3.5 Consistency Guarantees

  • The current protocol for replication depends upon the client to issue all writes to all replicas. This decision means that FDS provides weak consistency guarantees to clients.
  • FDS could be modified to use chain replication to provide strong consistency guarantees for all updates to individual tracts.
  • Tractservers may also be inconsistent during failure recovery. While in this state, tractservers reject read requests; clients use other replicas instead.

4. Networking

  • FDS creates an uncongested path from disks to CPUs by: (1) Giving each storage node network bandwidth equal to its disk bandwidth, preventing bottlenecks between the disk and network; (2) Using a full bisection bandwidth network, preventing bottlenecks in the network core; (3) Giving compute nodes as much network bandwidth as they need I/O bandwidth, preventing bottlenecks at the client.
  • FDS’ data interfaces pass the zero-copy model all the way to the application. They also use buffer pools to avoid the large page fault penalty associated with frequent allocation of large buffers.
  • A disadvantage of short flows is that TCP’s bandwidth allocation algorithms perform poorly. Under the high degree of fan-in seen during reads, high packet loss can occur as queues fill during bursts, this is sometimes called incast.
  • FDS does so with a request-to-send/clear-to-send (RTS/CTS) flowscheduling system.

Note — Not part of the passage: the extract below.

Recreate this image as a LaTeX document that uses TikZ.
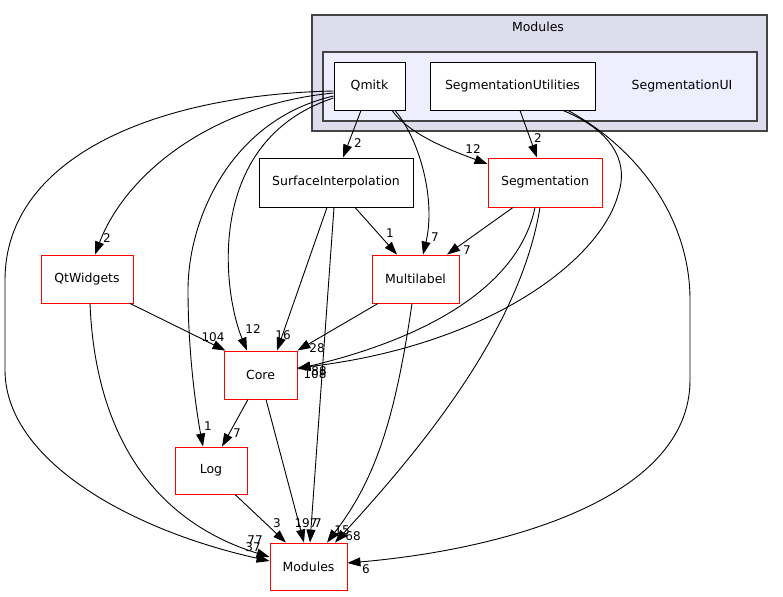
\documentclass[tikz,border=0pt]{standalone}
\usepackage{fontspec}
\setmainfont{DejaVu Sans}
\usetikzlibrary{arrows.meta,calc}
\definecolor{clout}{HTML}{DDDDEE}
\definecolor{clin}{HTML}{EEEEFF}
\definecolor{clbd}{HTML}{444444}
\begin{document}
\begin{tikzpicture}[x=1pt,y=-1pt,
  nfont/.style={font=\fontsize{12.5}{15}\selectfont},
  box/.style={nfont,draw=black,fill=white,line width=0.9pt,inner sep=0pt,minimum height=48pt},
  rbox/.style={box,draw=red},
  lbl/.style={font=\fontsize{12}{14}\selectfont,inner sep=0pt},
  edge/.style={line width=0.9pt,-{Triangle[length=13pt,width=9pt]}},
  cluster/.style={draw=clbd,line width=1.3pt}
]
\useasboundingbox (0,0) rectangle (783,596);
% clusters
\draw[cluster,fill=clout] (312,15) rectangle (767,131);
\node[nfont] (modlabel) at (538,27) {Modules};
\draw[cluster,fill=clin] (323,52) rectangle (757,121);
\node[nfont] (segui) at (682,86) {SegmentationUI};
% nodes
\node[box,minimum width=71pt] (qmitk) at (369.5,86) {Qmitk};
\node[box,minimum width=165pt] (segutil) at (512.5,86) {SegmentationUtilities};
\node[box,minimum width=154pt,minimum height=49pt] (surf) at (336,182.5) {SurfaceInterpolation};
\node[rbox,minimum width=114pt,minimum height=49pt] (seg) at (545,182.5) {Segmentation};
\node[rbox,minimum width=92pt] (qtw) at (87,279) {QtWidgets};
\node[rbox,minimum width=87pt] (multi) at (415.5,279) {Multilabel};
\node[rbox,minimum width=73pt] (core) at (260.5,375) {Core};
\node[rbox,minimum width=72pt,minimum height=47pt] (log) at (211,470.5) {Log};
\node[rbox,minimum width=77pt,minimum height=47pt] (mods) at (308.5,566.5) {Modules};
% edges
% Qmitk -> SurfaceInterpolation
\draw[edge] ($(qmitk.south)+(-8.5,0)$) -- ($(surf.north)+(7,0)$);
% Qmitk -> Segmentation
\draw[edge] ($(qmitk.south)+(22.5,0)$) .. controls (410,135) and (450,150) .. ($(seg.west)+(0,-18.5)$);
% Qmitk -> Multilabel
\draw[edge] ($(qmitk.south)+(25.5,0)$) .. controls (420,140) and (436,200) .. ($(multi.north)+(7.5,0)$);
% Qmitk -> Core
\draw[edge] ($(qmitk.west)+(0,12)$) .. controls (205,140) and (222,290) .. ($(core.north)+(-13.5,0)$);
% Qmitk -> Log
\draw[edge] ($(qmitk.west)+(0,10)$) .. controls (230,120) and (188,220) .. (188,290)
  .. controls (188,360) and (198,420) .. ($(log.north)+(-8,0)$);
% Qmitk -> QtWidgets
\draw[edge] ($(qmitk.west)+(0,7)$) .. controls (210,105) and (125,175) .. ($(qtw.north)+(8,0)$);
% Qmitk -> Modules
\draw[edge] ($(qmitk.west)+(0,5)$) .. controls (150,95) and (5,160) .. (5,280) -- (5,370)
  .. controls (5,460) and (130,530) .. ($(mods.west)+(0,-5.5)$);
% SegmentationUtilities -> Segmentation
\draw[edge] ($(segutil.south)+(7.5,0)$) -- ($(seg.north)+(-8,0)$);
% SegmentationUtilities -> Core
\draw[edge] ($(segutil.south)+(50.5,0)$) .. controls (610,130) and (630,160) .. (618,195)
  .. controls (600,260) and (490,345) .. ($(core.east)+(0,-7)$);
% SegmentationUtilities -> Modules
\draw[edge] ($(segutil.south)+(55.5,0)$) .. controls (640,150) and (690,220) .. (690,300) -- (690,380)
  .. controls (690,500) and (500,550) .. ($(mods.east)+(0,-3.5)$);
% SurfaceInterpolation -> Multilabel, Core, Modules
\draw[edge] ($(surf.south)+(19,0)$) -- ($(multi.north)+(-18.5,0)$);
\draw[edge] ($(surf.south)+(-9,0)$) -- ($(core.north)+(16.5,0)$);
\draw[edge] ($(surf.south)+(-2,0)$) -- ($(mods.north)+(1.5,0)$);
% Segmentation -> Multilabel, Core, Modules
\draw[edge] ($(seg.south)+(-32,0)$) -- ($(multi.north)+(31.5,0)$);
\draw[edge] ($(seg.south)+(-10,0)$) .. controls (520,280) and (440,335) .. ($(core.east)+(0,-6)$);
\draw[edge] ($(seg.south)+(-5,0)$) .. controls (520,330) and (420,450) .. ($(mods.north)+(26.5,0)$);
% QtWidgets -> Core, Modules
\draw[edge] ($(qtw.south)+(43,0)$) -- ($(core.north)+(-35,0)$);
\draw[edge] ($(qtw.south)+(3,0)$) .. controls (95,430) and (150,520) .. ($(mods.west)+(0,-9.5)$);
% Multilabel -> Core, Modules
\draw[edge] ($(multi.south)+(-37.5,0)$) -- (core.north east);
\draw[edge] ($(multi.south)+(-3.5,0)$) .. controls (395,420) and (375,480) .. ($(mods.north)+(18.5,0)$);
% Core -> Log, Modules
\draw[edge] ($(core.south)+(-12.5,0)$) -- ($(log.north)+(11,0)$);
\draw[edge] ($(core.south)+(5.5,0)$) -- ($(mods.north)+(-4.5,0)$);
% Log -> Modules
\draw[edge] ($(log.south)+(24,0)$) -- ($(mods.north)+(-22.5,0)$);
% labels
\node[lbl] (l1) at (358,143) {2};
\node[lbl] (l2) at (473,149) {12};
\node[lbl] (l3) at (435,237) {7};
\node[lbl] (l4) at (253,329) {12};
\node[lbl] (l5) at (208,426) {1};
\node[lbl] (l6) at (107,238) {2};
\node[lbl] (l7) at (253,547) {37};
\node[lbl] (l18) at (255,540) {77};
\node[lbl] (l8) at (538,138) {2};
\node[lbl] (l9) at (315,374) {108};
\node[lbl] (l15) at (319,371) {88};
\node[lbl] (l10) at (366,569) {6};
\node[lbl] (l11) at (390,233) {1};
\node[lbl] (l12) at (283,335) {16};
\node[lbl] (l13) at (318,523) {7};
\node[lbl] (l22) at (306,523) {197};
\node[lbl] (l14) at (467,250) {7};
\node[lbl] (l16) at (353,536) {68};
\node[lbl] (l20) at (342,530) {15};
\node[lbl] (l17) at (213,337) {104};
\node[lbl] (l19) at (317,348) {28};
\node[lbl] (l21) at (237,433) {7};
\node[lbl] (l23) at (277,523) {3};
\end{tikzpicture}
\end{document}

Large sends are queued at the sender, and the receiver is notified with an RTS. The receiver limits the number of CTSs outstanding, thus limiting the number of senders competing for its receive bandwidth and colliding at its switch port.

5. Microbenchmarks

5.1 Raw Disk Performance

  • Sequential performance peaks at about 131MB/s
  • 8MB random reads reach ≈ 117MB/s

5.2 Remote Reading and Writing

  • Throughput increases linearly at the rate of about 1,150MB/s/client for writing and 950MB/s/client for reading, roughly 90% and 74%, respectively, of the 10Gbps interface.

5.3 Failure Recovery

  • 1TB disk in a 3,000 disk cluster could be recovered in ≈ 17s

6. Applications

6.1 Sorting

  • Beat MinuteSort word record in April 2012

6.2 Cointegration

6.3 Serving an Index of the Web

  • FDS is the first high performance blob storage system designed for datacenter scale with a flat storage model.
Written on March 15, 2017